(Texto originalmente publicado na Revista Humboldt do Goethe-Institut da América do Sul)
A artista e pesquisadora boliviana Elvira Espejo, especialista em arte têxtil e diretora do Museu Nacional de Etnografia e Folclore da Bolívia (MUSEF), aborda a arte das comunidades a partir de seus processos de produção. Considerar esses processos permite ampliar a dicussão sobre as influências da arte têxtil andina sobre o laboratório de têxteis da escola alemã Bauhaus, assim como sobre sua principal artista tecelã, Anni Albers (1899-1994).
C&AL: Como artista e pesquisadora, a partir de que perspectiva você observa a arte têxtil andina?
Elvira Espejo: O estudo da arte me proveu de ferramentas acadêmicas e criativas. Mas creio que o pensamento da comunidade, sua ciência e tecnologia, foram os elementos que me abriram as portas para compreender e questionar, por exemplo, os museus. Depois da formação acadêmica urbana, voltei à comunidade. Ali me perguntaram o que eu havia aprendido na universidade, e minha resposta era baseada na bagagem acadêmica. A resposta das comunidades é que esse universo de conhecimento não ajuda na abordagem da arte têxtil andina, já que as definições são feitas através de uma perspectiva ocidental e da posição social dos acadêmicos, que contrasta com o pensamento da comunidade. A partir desta tensão, procuro discutir a dinâmica do padrão da matéria-prima na produção de arte têxtil, começando pela criação dos animais, o tratamento da matéria-prima e a elaboração do objeto. Essa cadeia nunca esteve exposta nos museus. O que se exibiu ali – por falta de conhecimento – foram objetos sob o rótulo de artesanais. O que me interessa é mudar essas estruturas e aprofundar a ciência e a tecnologia da arte das comunidades.
C&AL: Como a arte das comunidades, especialmente a arte têxtil andina, se entrelaçou com a arte ocidental? Considera que exista uma tensão de influências e reapropriações culturais?
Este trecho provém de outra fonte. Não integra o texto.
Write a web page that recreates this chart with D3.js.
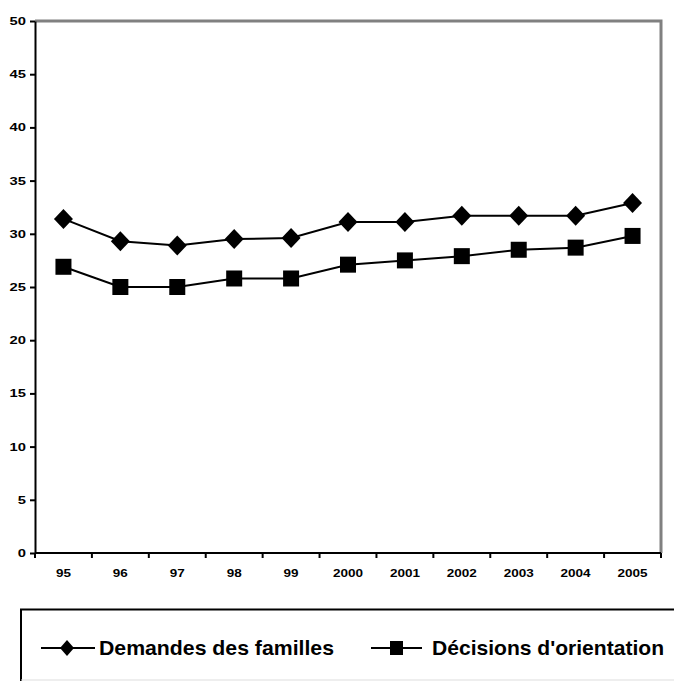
<html lang="fr">
<head>
<meta charset="utf-8">
<script src="https://d3js.org/d3.v7.min.js"></script>
<style>
body { margin: 0; background: #fff; }
svg text { font-family: "Liberation Sans", Arial, sans-serif; font-weight: bold; fill: #000; }
</style>
</head>
<body>
<div id="chart"></div>
<script>
const years = ["95", "96", "97", "98", "99", "2000", "2001", "2002", "2003", "2004", "2005"];
const demandes = [31.4, 29.3, 28.9, 29.5, 29.6, 31.1, 31.1, 31.7, 31.7, 31.7, 32.9];
const decisions = [26.9, 25.0, 25.0, 25.8, 25.8, 27.1, 27.5, 27.9, 28.5, 28.7, 29.8];
const yTicks = [0, 5, 10, 15, 20, 25, 30, 35, 40, 45, 50];

const width = 674, height = 681;
const plot = {left: 35, right: 661, top: 21, bottom: 553};

const svg = d3.select("#chart").append("svg")
  .attr("width", width)
  .attr("height", height);

const x = d3.scaleBand()
  .domain(years)
  .range([plot.left, plot.right]);

const y = d3.scaleLinear()
  .domain([0, 50])
  .range([plot.bottom, plot.top]);

// grey frame top and right
svg.append("path")
  .attr("d", `M${plot.left},${plot.top}H${plot.right}V${plot.bottom}`)
  .attr("fill", "none")
  .attr("stroke", "#808080")
  .attr("stroke-width", 3);

// y axis
const yAxis = svg.append("g")
  .attr("transform", `translate(${plot.left},0)`)
  .call(d3.axisLeft(y).tickValues(yTicks).tickSize(5).tickSizeOuter(0).tickPadding(4));
yAxis.attr("font-family", null);
yAxis.select(".domain").attr("stroke", "#000").attr("stroke-width", 2);
yAxis.selectAll(".tick line").attr("stroke", "#000").attr("stroke-width", 2);
yAxis.selectAll(".tick text")
  .attr("font-size", 11)
  .attr("textLength", d => String(d).length * 8.2)
  .attr("lengthAdjust", "spacingAndGlyphs");

// x axis: ticks between categories
const xAxis = svg.append("g")
  .attr("transform", `translate(0,${plot.bottom})`);
xAxis.append("line")
  .attr("x1", plot.left).attr("x2", plot.right)
  .attr("stroke", "#000").attr("stroke-width", 2);
const bounds = years.map(d => x(d)).concat([plot.right]);
xAxis.selectAll("line.tk")
  .data(bounds)
  .join("line")
    .attr("class", "tk")
    .attr("x1", d => d).attr("x2", d => d)
    .attr("y1", 0).attr("y2", 5)
    .attr("stroke", "#000").attr("stroke-width", 2);
xAxis.selectAll("text")
  .data(years)
  .join("text")
    .attr("x", d => x(d) + x.bandwidth() / 2)
    .attr("y", 24)
    .attr("text-anchor", "middle")
    .attr("font-size", 11)
    .attr("textLength", d => d.length * 7.5)
    .attr("lengthAdjust", "spacingAndGlyphs")
    .text(d => d);

const cx = d => x(d) + x.bandwidth() / 2;
const line = d3.line()
  .x((d, i) => cx(years[i]))
  .y(d => y(d));

const series = [
  {name: "Demandes des familles", values: demandes, symbol: "diamond"},
  {name: "Décisions d'orientation", values: decisions, symbol: "square"}
];

function marker(g, s, big) {
  if (s.symbol === "diamond") {
    const rx = big ? 9.5 : 7, ry = big ? 10 : 8;
    g.append("path").attr("d", `M0,${-ry}L${rx},0L0,${ry}L${-rx},0Z`).attr("fill", "#000");
  } else {
    const hx = big ? 8 : 6.5, hy = big ? 8 : 7;
    g.append("rect").attr("x", -hx).attr("y", -hy).attr("width", 2 * hx).attr("height", 2 * hy).attr("fill", "#000");
  }
}

series.forEach(s => {
  svg.append("path")
    .datum(s.values)
    .attr("fill", "none")
    .attr("stroke", "#000")
    .attr("stroke-width", 2)
    .attr("d", line);
  s.values.forEach((v, i) => {
    const g = svg.append("g").attr("transform", `translate(${cx(years[i])},${y(v)})`);
    marker(g, s, true);
  });
});

// legend
const legend = svg.append("g");
legend.append("path")
  .attr("d", "M21,681V609.5H680")
  .attr("fill", "none").attr("stroke", "#000").attr("stroke-width", 2);
legend.append("line")
  .attr("x1", 21).attr("x2", 680).attr("y1", 680).attr("y2", 680)
  .attr("stroke", "#ddd").attr("stroke-width", 1);

const legendX = [41, 371];
const legendW = [54, 51];
const textX = [58, 61];
const textW = [235, 232];
series.forEach((s, i) => {
  const g = legend.append("g").attr("transform", `translate(${legendX[i]},648)`);
  g.append("line").attr("x1", 0).attr("x2", legendW[i]).attr("stroke", "#000").attr("stroke-width", 2);
  const m = g.append("g").attr("transform", `translate(${legendW[i] / 2 + (i ? 0 : -1)},0)`);
  marker(m, s, false);
  g.append("text")
    .attr("x", textX[i]).attr("y", 7)
    .attr("font-size", 21)
    .attr("textLength", textW[i])
    .attr("lengthAdjust", "spacingAndGlyphs")
    .text(s.name);
});
</script>
</body>
</html>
EE: Esse é um tema em que trabalhei muito e no qual encontro vínculos muito fortes. A influência das artes pré-colombianas na arte moderna ocidental é maior do que se pensa. Podemos pensar, por exemplo, na arte moderna do século 20. Na obra de Joaquín Torres-García (Uruguai, 1874-1949) e sua relação com a arquitetura inca. Cesar Paternosto (Argentina, 1931) também vai nessa direção. Por outro lado, encontro na composição geométrica de Pietr Modrian (Holanda, 1872-1944) uma forte relação com os têxteis da cultura Tiahuanaco, da Bolívia. A composição geométrica, a palheta de cores e a iconografia desses têxteis são transportadas diretamente a Mondrian. Os tecidos da cultura Tiahuanaco constituem uma inspiração que ele – assim como outros artistas europeus do século 20 que se aproximaram das culturas americanas – utilizou e sobrepôs em suas obras.
C&AL: No passado, houve uma influência clara e importante da arte têxtil andina sobre o trabalho com têxteis da escola alemã Bauhaus, especificamente o trabalho de Anni Albers. Que tipo de influência foi essa? Como você a analisa?
EE: No caso de Anni Albers, a influência foi um pouco adiante do iconográfico e composicional. Ela visitou as regiões arqueológicas do sul da América Latina e viu de perto a arte têxtil. Procurou decifrar as técnicas através da iconografia têxtil, reinterpretou a composição dos tecidos rumo à arte abstrata e produziu obras que traduzem essa infuência. Todas as réplicas que Albers realizou dos têxteis andinos para composições próprias têm o intento de trabalhar o uso da cor em relação às formas de produção têxtil. Ela trabalhou com gaze, tecelagem dupla e tecelagens únicas. Porém não sistematizou essas abordagens, motivo pelo qual existem muitas lacunas.
Afirma-se que a Bauhaus tinha sua própria coleção de tecidos das comunidades arqueológicas da região andina, fragmentos de têxteis que levaram cortados. Essas amostras, que os mestres da Bauhaus colocavam em cima da mesa como fonte de inspiração, foram catalisadores da reorganização de sua arte e de novos pensamentos estéticos. Entretanto, creio que, pela maneira como a arte abstrata era compreendida naquele momento, a ciência e a tecnologia que sustentam a arte têxtil não foram aprofundadas, ela foi abordada sob a perspectiva da composição, e a reflexão não se baseou na cadeia operacional.